In particolare, in primo grado il condomino aveva dedotto la nullità delle delibere assembleari invocate e la violazione dei criteri legali di riparto delle spese condominiali. Sia il Tribunale di prime cure che la Corte d’Appello avevano rigettato l’opposizione, rilevando che il condomino non aveva impugnato la delibera con cui era stato disposto il riparto delle spese a suo carico, per cui la deduzione di invalidità della stessa gli era preclusa nel giudizio di opposizione a decreto ingiuntivo.
Tale interpretazione dei Giudicanti era suffragata da numerose pronunce sia di merito che di legittimità, ed infatti gli stessi Ermellini si erano espressi in tal senso più volte, ritenendo che il giudice dell’opposizione a decreto ingiuntivo debba limitarsi a verificare la perdurante esistenza ed efficacia della delibera, senza poterne sindacare la validità, neppure in via incidentale, trattandosi di valutazione riservata al giudice dinanzi al quale la delibera viene impugnata.
Non più tardi del 15 febbraio, la stessa Corte con l’ordinanza n. 3847/21 aveva ribadito che “Nel giudizio di opposizione a decreto ingiuntivo concernente il pagamento di contributi per spese, il condominio soddisfa l’onere probatorio su esso gravante con la produzione del verbale dell’assemblea condominiale in cui sono state approvate le spese, nonché dei relativi documenti” poiché “la delibera condominiale di approvazione della spesa costituisce, titolo sufficiente del credito del condominio e legittima non solo la concessione del decreto ingiuntivo, ma anche la condanna del condominio a pagare le somme nel processo oppositorio a cognizione piena ed esauriente, il cui ambito è ristretto alla verifica della (perdurante) esistenza della deliberazione assembleare di approvazione della spesa e di ripartizione del relativo onere“.
Il ricorrente, invece, lamentava principalmente proprio esser stata negata efficacia alla propria eccezione di nullità della delibera assembleare nel giudizio di opposizione a decreto ingiuntivo.

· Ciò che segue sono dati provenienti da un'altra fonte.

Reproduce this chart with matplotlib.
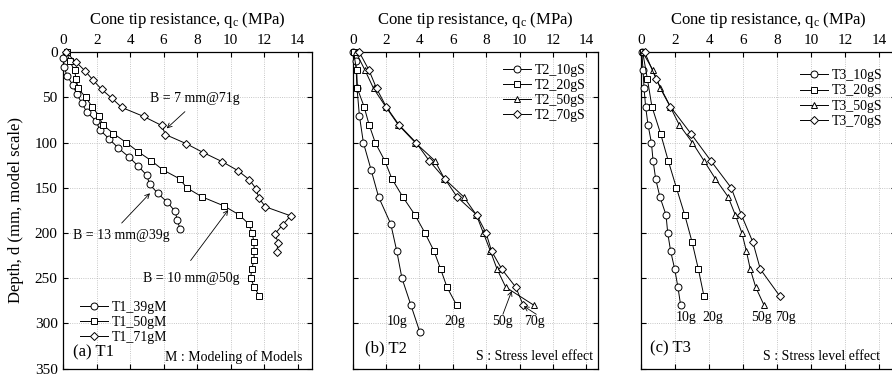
import matplotlib.pyplot as plt

plt.rcParams['font.family'] = ['Liberation Serif', 'DejaVu Serif']
plt.rcParams['mathtext.fontset'] = 'custom'
plt.rcParams['mathtext.rm'] = 'Liberation Serif'
plt.rcParams['mathtext.it'] = 'Liberation Serif:italic'

# (a) T1 : modeling of models
t1_39_depth = [6, 16, 26, 36, 46, 56, 66, 76, 86, 96, 106, 116, 126, 136, 146, 156, 166, 176, 186, 196]
t1_39_qc = [0.0, 0.05, 0.22, 0.56, 0.8, 1.1, 1.4, 1.95, 2.19, 2.75, 3.29, 3.93, 4.48, 4.98, 5.16,
            5.64, 6.22, 6.68, 6.82, 6.98]
t1_50_depth = [0, 10, 20, 30, 40, 50, 60, 70, 80, 90, 100, 110, 120, 130, 140, 150, 160, 170, 180,
               190, 200, 210, 220, 230, 240, 250, 260, 270]
t1_50_qc = [0.2, 0.38, 0.68, 0.76, 0.9, 1.34, 1.72, 2.11, 2.35, 3.0, 3.77, 4.47, 5.26, 5.94, 6.95,
            7.38, 8.29, 9.6, 10.52, 11.08, 11.28, 11.4, 11.4, 11.4, 11.26, 11.2, 11.42, 11.72]
t1_71_depth = [0, 11, 21, 31, 41, 51, 61, 71, 81, 91, 101, 111, 121, 131, 141, 151, 161, 171, 181,
               191, 201, 211, 221]
t1_71_qc = [0.16, 0.78, 1.32, 1.79, 2.29, 2.91, 3.49, 4.80, 5.88, 6.10, 7.33, 8.37, 9.49, 10.44,
            11.12, 11.52, 11.68, 12.08, 13.59, 13.11, 12.65, 12.85, 12.75]

# (b) T2 : stress level effect
t2_10_depth = [0, 10, 40, 70, 100, 130, 160, 190, 220, 250, 280, 310]
t2_10_qc = [0.0, 0.18, 0.26, 0.4, 0.64, 1.1, 1.55, 2.28, 2.64, 2.95, 3.49, 4.03]
t2_depth = [0, 20, 40, 60, 80, 100, 120, 140, 160, 180, 200, 220, 240, 260, 280]
t2_20_qc = [0.05, 0.24, 0.28, 0.68, 0.98, 1.35, 1.92, 2.35, 3.0, 3.73, 4.33, 4.87, 5.27, 5.65, 6.23]
t2_50_qc = [0.2, 0.74, 1.25, 1.97, 2.72, 3.75, 4.92, 5.5, 6.65, 7.41, 7.83, 8.25, 8.65, 9.17, 10.86]
t2_70_qc = [0.4, 0.98, 1.43, 2.0, 2.76, 3.8, 4.58, 5.52, 6.25, 7.43, 7.99, 8.32, 8.93, 9.77, 10.22]

# (c) T3 : stress level effect
t3_20step_depth = [0, 20, 40, 60, 80, 100, 120, 140, 160, 180, 200, 220, 240, 260, 280]
t3_30step_depth = [0, 30, 60, 90, 120, 150, 180, 210, 240, 270]
t3_10_qc = [0.05, 0.12, 0.18, 0.27, 0.41, 0.61, 0.71, 0.86, 1.11, 1.47, 1.57, 1.74, 1.98, 2.17, 2.33]
t3_20_qc = [0.1, 0.38, 0.64, 1.15, 1.6, 2.08, 2.57, 3.0, 3.37, 3.7]
t3_50_qc = [0.1, 0.71, 1.14, 1.71, 2.24, 3.02, 3.7, 4.37, 5.12, 5.54, 5.93, 6.19, 6.42, 6.74, 7.23]
t3_70_qc = [0.22, 0.9, 1.72, 2.93, 4.1, 5.3, 5.9, 6.57, 7.01, 8.16]

x_ticks = [0, 2, 4, 6, 8, 10, 12, 14]
y_ticks = [0, 50, 100, 150, 200, 250, 300, 350]

W, H = 892, 376


def series(ax, qc, depth, marker, label, ms=5):
    ax.plot(qc, depth, color='black', lw=0.7, marker=marker, ms=ms,
            mfc='white', mec='black', mew=0.7, label=label, clip_on=False, zorder=3)


def style_axes(ax, xmax, ylabels):
    ax.set_xlim(0, xmax)
    ax.set_ylim(350, 0)
    ax.set_xticks(x_ticks)
    ax.set_yticks(y_ticks)
    ax.xaxis.tick_top()
    ax.xaxis.set_label_position('top')
    ax.tick_params(direction='in', top=True, bottom=True, left=True, right=True,
                   length=3.5, width=0.8, labelsize=11, pad=4)
    ax.tick_params(axis='x', labeltop=True, labelbottom=False)
    if not ylabels:
        ax.tick_params(axis='y', labelleft=False)
    ax.grid(True, color='#b5b5b5', linestyle=':', lw=0.6)
    ax.set_axisbelow(True)
    for sp in ax.spines.values():
        sp.set_linewidth(0.9)
    ax.set_xlabel(r'Cone tip resistance, q$_\mathrm{c}$ (MPa)', fontsize=12, labelpad=7)


def arrow(ax, tail, tip):
    ax.annotate('', xy=tip, xytext=tail,
                arrowprops=dict(arrowstyle='->', lw=0.6, color='black', mutation_scale=8,
                                shrinkA=0, shrinkB=0))


fig = plt.figure(figsize=(W / 100, H / 100), dpi=100)
bottom = (H - 368.5) / H
height = 316.2 / H
ax1 = fig.add_axes([63.3 / W, bottom, 249.0 / W, height])
ax2 = fig.add_axes([352.7 / W, bottom, 245.6 / W, height])
ax3 = fig.add_axes([641.0 / W, bottom, 255.3 / W, height])

# panel (a)
series(ax1, t1_39_qc, t1_39_depth, 'o', 'T1_39gM')
series(ax1, t1_50_qc, t1_50_depth, 's', 'T1_50gM', ms=4.5)
series(ax1, t1_71_qc, t1_71_depth, 'D', 'T1_71gM', ms=4.2)
style_axes(ax1, 249.0 / 16.73, True)
ax1.set_ylabel('Depth, d (mm, model scale)', fontsize=12, labelpad=8)
ax1.legend(loc='center left', bbox_to_anchor=(0.067, 0.145), frameon=False, fontsize=10,
           borderpad=0, borderaxespad=0, handlelength=2.0, handletextpad=0.3, labelspacing=0.15)
ax1.text(7.84, 51, 'B = 7 mm@71g', fontsize=10, ha='center', va='center')
arrow(ax1, (7.27, 65.7), (6.18, 84.2))
ax1.text(3.44, 203, 'B = 13 mm@39g', fontsize=10, ha='center', va='center')
arrow(ax1, (3.49, 189), (5.18, 156))
ax1.text(7.62, 250, 'B = 10 mm@50g', fontsize=10, ha='center', va='center')
arrow(ax1, (7.61, 230.5), (9.86, 174.5))
ax1.text(0.6, 332, '(a) T1', fontsize=12, ha='left', va='center')
ax1.text(14.3, 337, 'M : Modeling of Models', fontsize=10, ha='right', va='center')

# panel (b)
series(ax2, t2_10_qc, t2_10_depth, 'o', 'T2_10gS')
series(ax2, t2_20_qc, t2_depth, 's', 'T2_20gS', ms=4.5)
series(ax2, t2_50_qc, t2_depth, '^', 'T2_50gS')
series(ax2, t2_70_qc, t2_depth, 'D', 'T2_70gS', ms=4.2)
style_axes(ax2, 245.6 / 16.69, False)
ax2.legend(loc='center left', bbox_to_anchor=(0.612, 0.871), frameon=False, fontsize=10,
           borderpad=0, borderaxespad=0, handlelength=2.0, handletextpad=0.3, labelspacing=0.15)
for lab, xpos in zip(['10g', '20g', '50g', '70g'], [2.64, 6.13, 8.98, 10.87]):
    ax2.text(xpos, 298.5, lab, fontsize=10, ha='center', va='center')
arrow(ax2, (9.0, 290), (9.53, 264))
arrow(ax2, (11.0, 290), (10.25, 281))
ax2.text(0.74, 328, '(b) T2', fontsize=12, ha='left', va='center')
ax2.text(14.42, 337, 'S : Stress level effect', fontsize=10, ha='right', va='center')

# panel (c)
series(ax3, t3_10_qc, t3_20step_depth, 'o', 'T3_10gS')
series(ax3, t3_20_qc, t3_30step_depth, 's', 'T3_20gS', ms=4.5)
series(ax3, t3_50_qc, t3_20step_depth, '^', 'T3_50gS')
series(ax3, t3_70_qc, t3_30step_depth, 'D', 'T3_70gS', ms=4.2)
style_axes(ax3, 15, False)
ax3.legend(loc='center left', bbox_to_anchor=(0.623, 0.854), frameon=False, fontsize=10,
           borderpad=0, borderaxespad=0, handlelength=2.0, handletextpad=0.3, labelspacing=0.15)
for lab, xpos in zip(['10g', '20g', '50g', '70g'], [2.63, 4.23, 7.09, 8.51]):
    ax3.text(xpos, 293, lab, fontsize=10, ha='center', va='center')
ax3.text(0.53, 328, '(c) T3', fontsize=12, ha='left', va='center')
ax3.text(14.04, 337, 'S : Stress level effect', fontsize=10, ha='right', va='center')

fig.savefig('out.png', dpi=100)
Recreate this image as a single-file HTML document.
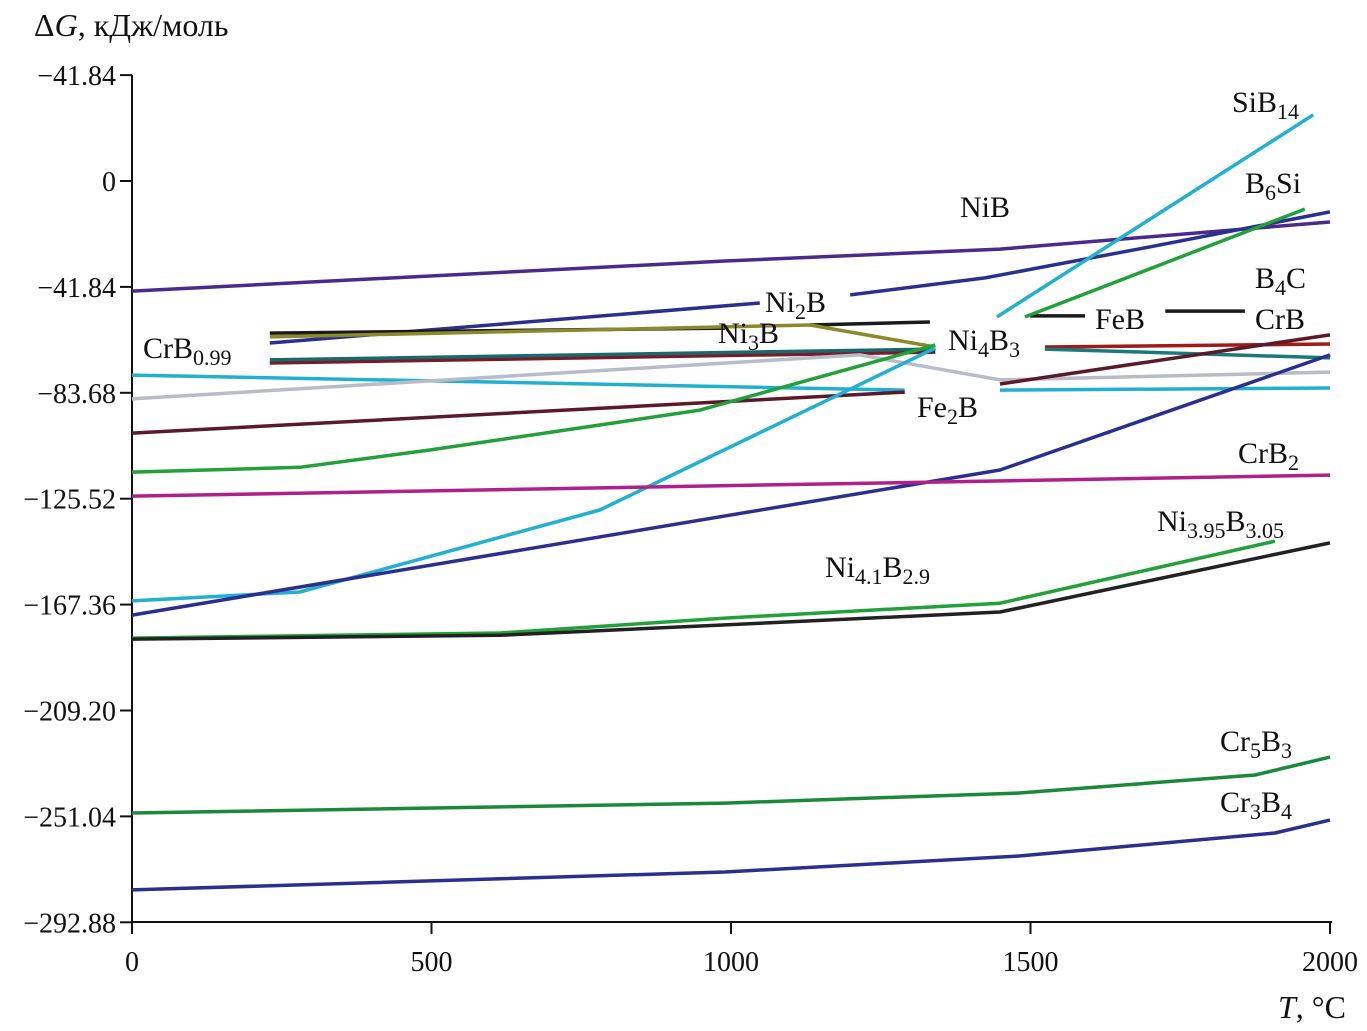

Con la pronuncia in esame, la Cassazione ha avuto modo di risolvere i contrasti interpretativi sul punto, ma ha anche avuto modo di specificare alcuni fondamentali principi già espressi sin dalla famosa sentenza n. 4806/2005 con la quale aveva affrontato il tema della distinzione tra delibere nulle ed annullabili, rendendo ancora più chiari i confini di tale distinzione ed i suoi effetti.
Le Sezioni Unite, infatti, hanno espresso il seguente principio: “Nel giudizio di opposizione a decreto ingiuntivo emesso per la riscossione di contributi condominiali, il giudice può sindacare sia la nullità, dedotta dalla parte o rilevata d’ufficio, della deliberazione assembleare posta a fondamento dell’ingiunzione, sia l’annullabilità di tale deliberazione, a condizione che quest’ultima sia dedotta in via di azione- mediante apposita domanda riconvenzionale di annullamento contenuta nell’atto di citazione in opposizione – ai sensi dell’art. 1137, secondo comma, cod. civ., nel termine perentorio ivi previsto e non in via di eccezione.”.
Con l’occasione, in merito alla distinzione tra le cause di nullità ed annullabilità delle delibere, la Corte, ha rimarcato l’orientamento del Legislatore il quale, anche con la riforma del 2012, ha inteso garantire la “certezza dei rapporti giuridici di una entità così complessa come il condominio“.
L’art. 1137 c.c. del resto è palese nel ricondurre ogni forma d’invalidità delle delibere assembleari alla figura dell’annullabilità, non essendo invece prevista alcuna fattispecie di nullità. Secondo i Giudici, tuttavia, la categoria della nullità non è completamente soppressa dalla materia, ma il legislatore ha indicato l’annullabilità come regola generale, riservando alla nullità un ruolo residuale e di mera eccezione.
Sulla base di queste argomentazioni la Suprema Corte ha dunque enunciato un ulteriore principio di diritto, chiarendo che “sono affette da nullità, deducibile in ogni tempo da chiunque vi abbia interesse, le deliberazioni dell’assemblea dei condomini che mancano ab origine degli elementi costitutivi essenziali, quelle che hanno un oggetto impossibile in senso materiale o in senso giuridico – dando luogo, in questo secondo caso, ad un “difetto assoluto di attribuzioni” – e quelle che hanno un contenuto illecito, ossia contrario a “norme imperative” o all”ordine pubblico” o al “buon costume“. Secondo le Sezioni Unite quindi “al di fuori di queste ipotesi, le deliberazioni assembleari adottate in violazione di norme di legge o del regolamento condominiale sono semplicemente annullabili e l’azione di annullamento deve essere esercitata nei modi e nei termini di cui all’art. 1137 cod. civ.”;
Il riflesso di questi principi sulle azioni di recupero delle morosità condominiali è di enorme portata, considerato che, grazie a questa sentenza, al condomino moroso verrà meno la possibilità di dedurre eccezioni dilatorie, ed anche i giudici dovranno attenersi a quanto stabilito dalla Corte, in considerazione della funzione nomofilattica della stessa.